A woman kneeling at the head of the bed kissed the child and whispered into his ear. I assumed that she was the child’s mother and started talking to her. She told me that her son had been playing on a revolving clothesline when he had slipped, caught his head between the crossbars, and broken his neck. We continued talking for a while. I tried to comfort her and told her that I held the priesthood in my church. If she would like, I said, I could arrange to give her child a blessing.
She then told me that she was a member of The Church of Jesus Christ of Latter-day Saints and that she wanted priesthood holders from her church to give her son a blessing. However, since her husband was no longer an active member, she doubted that anyone in their ward knew them well enough to come and offer a blessing. When I told her that I belonged to the same church, held the same priesthood, and had a friend in the hospital who could assist me in a priesthood ordinance, she immediately agreed to the blessing.

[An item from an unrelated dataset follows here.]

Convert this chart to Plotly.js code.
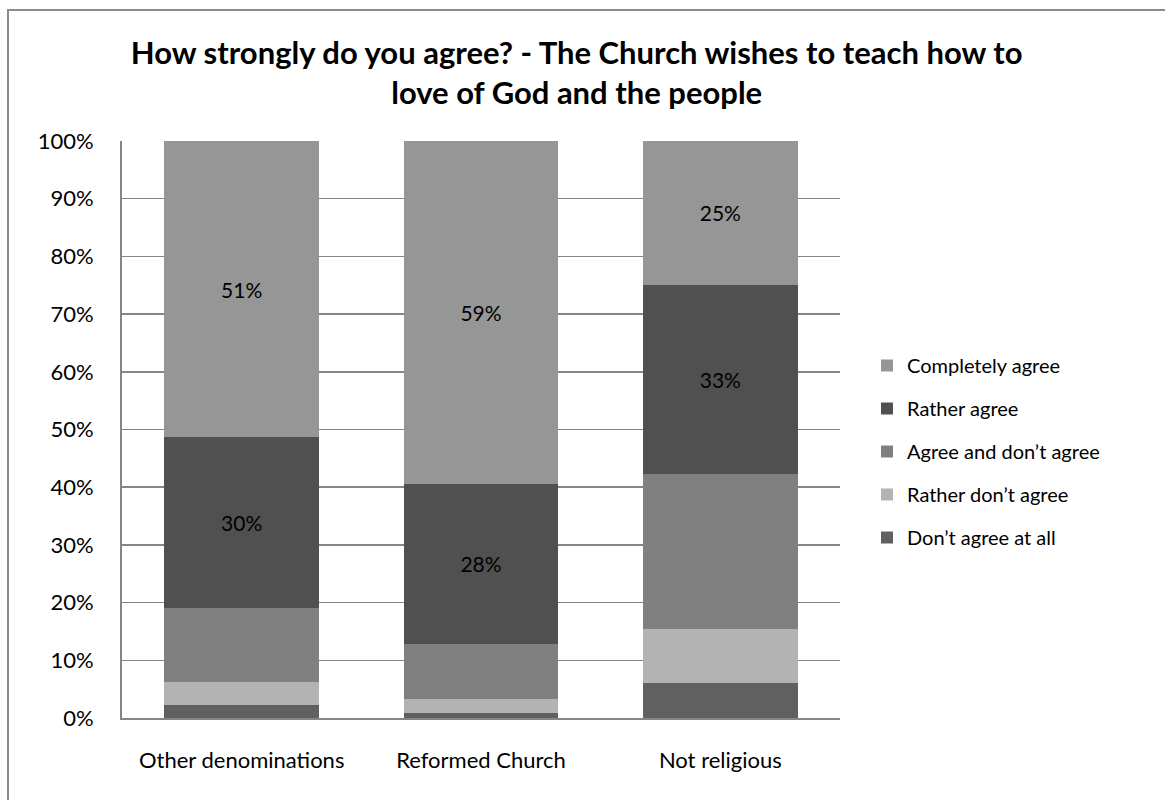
<!DOCTYPE html>
<html>
<head>
<meta charset="utf-8">
<script src="https://cdn.plot.ly/plotly-3.0.1.min.js"></script>
<style>
  html, body { margin: 0; padding: 0; background: #fff; }
  #wrap { position: relative; width: 1165px; height: 800px; overflow: hidden; }
  #chart { position: absolute; left: 0; top: 0; width: 1165px; height: 800px; }
  #frame { position: absolute; left: 7px; top: 9px; width: 1200px; height: 850px;
           border: 2px solid #8c8c8c; pointer-events: none; }
</style>
</head>
<body>
<div id="wrap">
  <div id="chart"></div>
  <div id="frame"></div>
</div>
<script>
const categories = ["Other denominations", "Reformed Church", "Not religious"];
const seriesNames = ["Don’t agree at all", "Rather don’t agree", "Agree and don’t agree", "Rather agree", "Completely agree"];
const dontAgreeAtAll   = [2.2, 0.8, 6.0];
const ratherDontAgree  = [4.0, 2.5, 9.5];
const agreeAndDont     = [12.9, 9.5, 26.8];
const ratherAgree      = [29.6, 27.8, 32.8];
const completelyAgree  = [51.3, 59.4, 24.9];
const labelledSeries   = [false, false, false, true, true];
const colors = ["#606060", "#b3b3b3", "#808080", "#505050", "#969696"];

const allSeries = [dontAgreeAtAll, ratherDontAgree, agreeAndDont, ratherAgree, completelyAgree];
const FONT = "Lato, Carlito, Calibri, 'Open Sans', sans-serif";

const traces = allSeries.map((vals, i) => ({
  type: "bar",
  name: seriesNames[i],
  x: categories,
  y: vals.map(v => v / 100),
  marker: { color: colors[i], line: { width: 0 } },
  text: labelledSeries[i] ? vals.map(v => Math.round(v) + "%") : vals.map(() => ""),
  textposition: labelledSeries[i] ? "inside" : "none",
  insidetextanchor: "middle",
  textfont: { family: FONT, size: 21, color: "#000" },
  textangle: 0,
  hoverinfo: "name+y",
  legendrank: 100 - i,
  legendgroup: "g" + i
}));

const layout = {
  width: 1165, height: 800,
  paper_bgcolor: "#fff", plot_bgcolor: "#fff",
  barmode: "stack",
  bargap: 0.353,
  margin: { l: 122, r: 324.5, t: 141, b: 82 },
  font: { family: FONT, size: 21, color: "#000" },
  title: {
    text: "<b>How strongly do you agree? - The Church wishes to teach how to<br>love of God and the people</b>",
    font: { family: FONT, size: 31, color: "#000" },
    x: 0.495, xref: "container", xanchor: "center",
    y: 1 - 64 / 800, yref: "container", yanchor: "top"
  },
  xaxis: {
    type: "category",
    showgrid: false,
    showline: true, linecolor: "#868686", linewidth: 2,
    ticks: "",
    tickfont: { family: FONT, size: 22, color: "#000" },
    ticklabelstandoff: 22
  },
  yaxis: {
    range: [0, 1],
    dtick: 0.1,
    tickformat: ".0%",
    showgrid: true, gridcolor: "#868686", gridwidth: 1.5,
    showline: true, linecolor: "#868686", linewidth: 2,
    zeroline: false,
    ticks: "",
    tickfont: { family: FONT, size: 22, color: "#000" },
    ticklabelstandoff: 22
  },
  legend: {
    x: 867 / 1165, xref: "container", xanchor: "left",
    y: 1 - 346 / 800, yref: "container", yanchor: "top",
    traceorder: "grouped",
    tracegroupgap: 14,
    font: { family: FONT, size: 20, color: "#000" },
    itemwidth: 30,
    bgcolor: "rgba(0,0,0,0)"
  },
  showlegend: true
};

Plotly.newPlot("chart", traces, layout, { displayModeBar: false, staticPlot: true });
</script>
</body>
</html>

It took a while to get my friend out of bed and into a wheelchair, then to position him beside the child’s bed where he could assist me in giving a blessing. Getting myself positioned at the head of the bed while on crutches was no easy task either, but even though my legs were tired from standing for so long, something pressed me on.
Although the boy was still crying, I asked him if he wanted a priesthood blessing and informed him that I belonged to the same church that he did. When I told him that a special messenger had sent me to him, he finally stopped crying, smiled a weak smile, and said, “Yes, please.” He appeared to understand as I explained that giving the blessing might be a little difficult. My friend was sick and in a wheelchair, I only had one leg to hold me up, and we couldn’t put any pressure on the child’s head because of his injury. But we proceeded with a brief blessing, after which the boy became quiet and showed signs of sleeping.
The nurses all wanted to know what it was that had quieted the boy. I was not a good missionary at the time and didn’t tell them that it was the power of God acting through the priesthood. I got my companion back in bed and then rested my leg. But later, I felt that I should visit the hospital dayroom, where I found the relieved boy’s mother sitting with her husband.
The mother asked if I might also give them a blessing of comfort. This I did in the form of a prayer. I remember asking that the father might have help in overcoming his Word of Wisdom problem and returning to church with his family.
To my astonishment and extreme delight, I later learned that the young boy was making an excellent recovery and was allowed to go home about four days later with only a soft, firm collar around his neck. About six weeks later, I learned that the boy’s father, mother, and the rest of the family were regularly attending church in the stake in which they reside.
I had been a member of the Church for about two and a half years when this incident occurred. It has given me a testimony that, even now, years later, I cannot deny. My testimony is as strong as ever.